The greatest benefit of the Career Profiler is hidden behind the obvious: The survey questions provide a guiderail along which you can systematically review your career preferences. As you work through the survey, you will be faced with a series of decisions: Am I more interested in Topic A or B? Do I prefer one activity to another? Of two characteristics of a corporate culture, which is more important to me? We believe that your professional career plan must first and foremost suit you, which is why we encourage you to examine and challenge your preferences.

Another great benefit for students is that you will receive a personal evaluation report after participating in the survey (see sample report). Based on the information you provide, this report will present the results in three different ways – along with a comparison group. The graphs and comparison data will allow you to study a summary of the information provided by you systematically and from different perspectives. While you are reviewing these findings, try to stay detached and objective: The Career Profiler is not meant to provide ready-made answers but rather a basis for structured reflection. Some results will seem more relatable to you than others. If this is the case: Consider the differences you perceive and draw your own conclusions. Once you have studied the evaluation report in this manner, you will be in a much better position to answer key questions about your unique selling points as a professional. This will enable to design job applications that highlight your strengths and to apply for and choose the jobs that are right for you.

Finally, you can actively use the findings from the evaluation report when planning your next professional step. To do this, follow the three steps below:

  1. Use the mean value lines and the comparison data in the evaluation report to see how the information you have provided differs from that provided by your potential competitors.
  2. The profiles based on your interests, skills and values allow you to systematically determine what employers and what job advertisements are suitable for you.
  3. If you want to apply for a specific position, you can use the profiles based on your interests, skills, and values directly to highlight your suitability in your application letter, on the phone, and in personal interviews.

 

What the Career Profiler is Not

In your search for answers to help you on your career path, the Career Profiler does not provide conclusive, irrefutable results.

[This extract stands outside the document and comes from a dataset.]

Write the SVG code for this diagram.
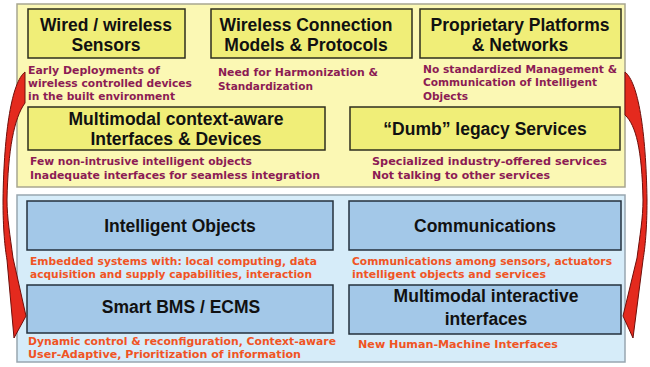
<svg xmlns="http://www.w3.org/2000/svg" width="650" height="367" viewBox="0 0 650 367">
<style>
.panelY{fill:#fbf8b4;stroke:#a8a690;stroke-width:1.5}
.panelB{fill:#d6ecf9;stroke:#98a6b0;stroke-width:1.5}
.boxY{fill:#f0ee78;stroke:#2e2e1e;stroke-width:1.5}
.boxB{fill:#a3c8e8;stroke:#24303c;stroke-width:1.5}
.t{font-family:"Liberation Sans",Arial,sans-serif;font-weight:bold;font-size:17.5px;fill:#111;text-anchor:middle}
.dY{font-family:"DejaVu Sans","Noto Sans",sans-serif;font-weight:bold;font-size:11px;fill:#8c1c54}
.dB{font-family:"DejaVu Sans","Noto Sans",sans-serif;font-weight:bold;font-size:11px;fill:#f05424}
.arrow{fill:#e42a1e;stroke:#6e0e0a;stroke-width:1}
</style>
<rect class="panelY" x="17" y="4" width="608" height="183"/>
<rect class="panelB" x="17" y="195" width="608" height="167"/>

<g id="wired-sensors">
<rect class="boxY" x="28" y="9" width="157" height="49"/>
<text class="t" x="106" y="31">Wired / wireless</text>
<text class="t" x="106" y="51">Sensors</text>
<text class="dY" x="28" y="74" textLength="132" lengthAdjust="spacingAndGlyphs">Early Deployments of</text>
<text class="dY" x="28" y="87" textLength="164" lengthAdjust="spacingAndGlyphs">wireless controlled devices</text>
<text class="dY" x="28" y="100" textLength="147" lengthAdjust="spacingAndGlyphs">in the built environment</text>
</g>
<g id="wireless-connection">
<rect class="boxY" x="211" y="9" width="201" height="49"/>
<text class="t" x="306" y="31">Wireless Connection</text>
<text class="t" x="306" y="51">Models &amp; Protocols</text>
<text class="dY" x="218" y="76" textLength="160" lengthAdjust="spacingAndGlyphs">Need for Harmonization &amp;</text>
<text class="dY" x="218" y="90" textLength="95" lengthAdjust="spacingAndGlyphs">Standardization</text>
</g>
<g id="proprietary-platforms">
<rect class="boxY" x="420" y="9" width="201" height="49"/>
<text class="t" x="520" y="31">Proprietary Platforms</text>
<text class="t" x="520" y="51">&amp; Networks</text>
<text class="dY" x="423" y="73" textLength="194" lengthAdjust="spacingAndGlyphs">No standardized Management &amp;</text>
<text class="dY" x="423" y="86" textLength="174" lengthAdjust="spacingAndGlyphs">Communication of Intelligent</text>
<text class="dY" x="423" y="100" textLength="45" lengthAdjust="spacingAndGlyphs">Objects</text>
</g>
<g id="multimodal-context">
<rect class="boxY" x="28" y="107" width="297" height="43"/>
<text class="t" x="176" y="125">Multimodal context-aware</text>
<text class="t" x="176" y="145">Interfaces &amp; Devices</text>
<text class="dY" x="30" y="165" textLength="222" lengthAdjust="spacingAndGlyphs">Few non-intrusive intelligent objects</text>
<text class="dY" x="30" y="179" textLength="290" lengthAdjust="spacingAndGlyphs">Inadequate interfaces for seamless integration</text>
</g>
<g id="dumb-legacy">
<rect class="boxY" x="350" y="107" width="270" height="43"/>
<text class="t" x="485" y="135">“Dumb” legacy Services</text>
<text class="dY" x="372" y="165" textLength="235" lengthAdjust="spacingAndGlyphs">Specialized industry-offered services</text>
<text class="dY" x="372" y="179" textLength="178" lengthAdjust="spacingAndGlyphs">Not talking to other services</text>
</g>

<g id="intelligent-objects">
<rect class="boxB" x="27" y="201" width="306" height="49"/>
<text class="t" x="180" y="232">Intelligent Objects</text>
<text class="dB" x="30" y="265" textLength="287" lengthAdjust="spacingAndGlyphs">Embedded systems with: local computing, data</text>
<text class="dB" x="30" y="278" textLength="282" lengthAdjust="spacingAndGlyphs">acquisition and supply capabilities, interaction</text>
</g>
<g id="communications">
<rect class="boxB" x="349" y="201" width="272" height="49"/>
<text class="t" x="485" y="232">Communications</text>
<text class="dB" x="352" y="265" textLength="260" lengthAdjust="spacingAndGlyphs">Communications among sensors, actuators</text>
<text class="dB" x="352" y="278" textLength="194" lengthAdjust="spacingAndGlyphs">intelligent objects and services</text>
</g>
<g id="smart-bms">
<rect class="boxB" x="27" y="285" width="306" height="48"/>
<text class="t" x="181" y="313">Smart BMS / ECMS</text>
<text class="dB" x="28" y="345" textLength="308" lengthAdjust="spacingAndGlyphs">Dynamic control &amp; reconfiguration, Context-aware</text>
<text class="dB" x="28" y="358" textLength="273" lengthAdjust="spacingAndGlyphs">User-Adaptive, Prioritization of information</text>
</g>
<g id="multimodal-interactive">
<rect class="boxB" x="349" y="285" width="272" height="49"/>
<text class="t" x="486" y="302">Multimodal interactive</text>
<text class="t" x="486" y="325">interfaces</text>
<text class="dB" x="358" y="348" textLength="200" lengthAdjust="spacingAndGlyphs">New Human-Machine Interfaces</text>
</g>

<g id="connectors">
<path class="arrow" d="M25,72 C12,82 4,130 3,200 C3,230 5,248 7,260 L14,338 L26,316 L13,258 C10,235 7,218 7,200 C8,150 14,118 25,103 Z"/>
<path class="arrow" d="M625,72 C638,82 646,130 647,200 C647,230 645,248 643,260 L633,338 L623,316 L637,258 C640,235 643,218 643,200 C642,150 636,125 625,115 Z"/>
</g>
</svg>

Rather, the Career Profiler is a tool to support systematic reflection. It will offer you food for thought on how you want to position yourself professionally.

The Career Profiler does not tell you whether a profile of interests, skills, and values is “right” or “wrong”. No profile is “right” or “wrong”. It is always based on your self description. No matter what your profile looks like: Your next thought should always be: "How do I use this profile for my career path?" and not “How do I change my profile to fit my career path?” Our position is that a professional career should suit you, not the other way around.

The Career Profiler never has the last word. Your preferences change. If you do this survey again in a year's time, your profile will probably have changed slightly due to new findings, experiences, and attitudes. Preferences in terms of professional self-actualization are subject to change. Always see the knowledge gained as a snapshot of your current situation. You have the final say.

The Career Profiler is not a purely psychometric tool but an applied project that operationalizes scientific findings. It aims to put the, sometimes conflicting, demands of several academic career goals into a meaningful relationship to each other. It is therefore a central pillar of a realistic educational, procedural-advisory, and measurement-based concept.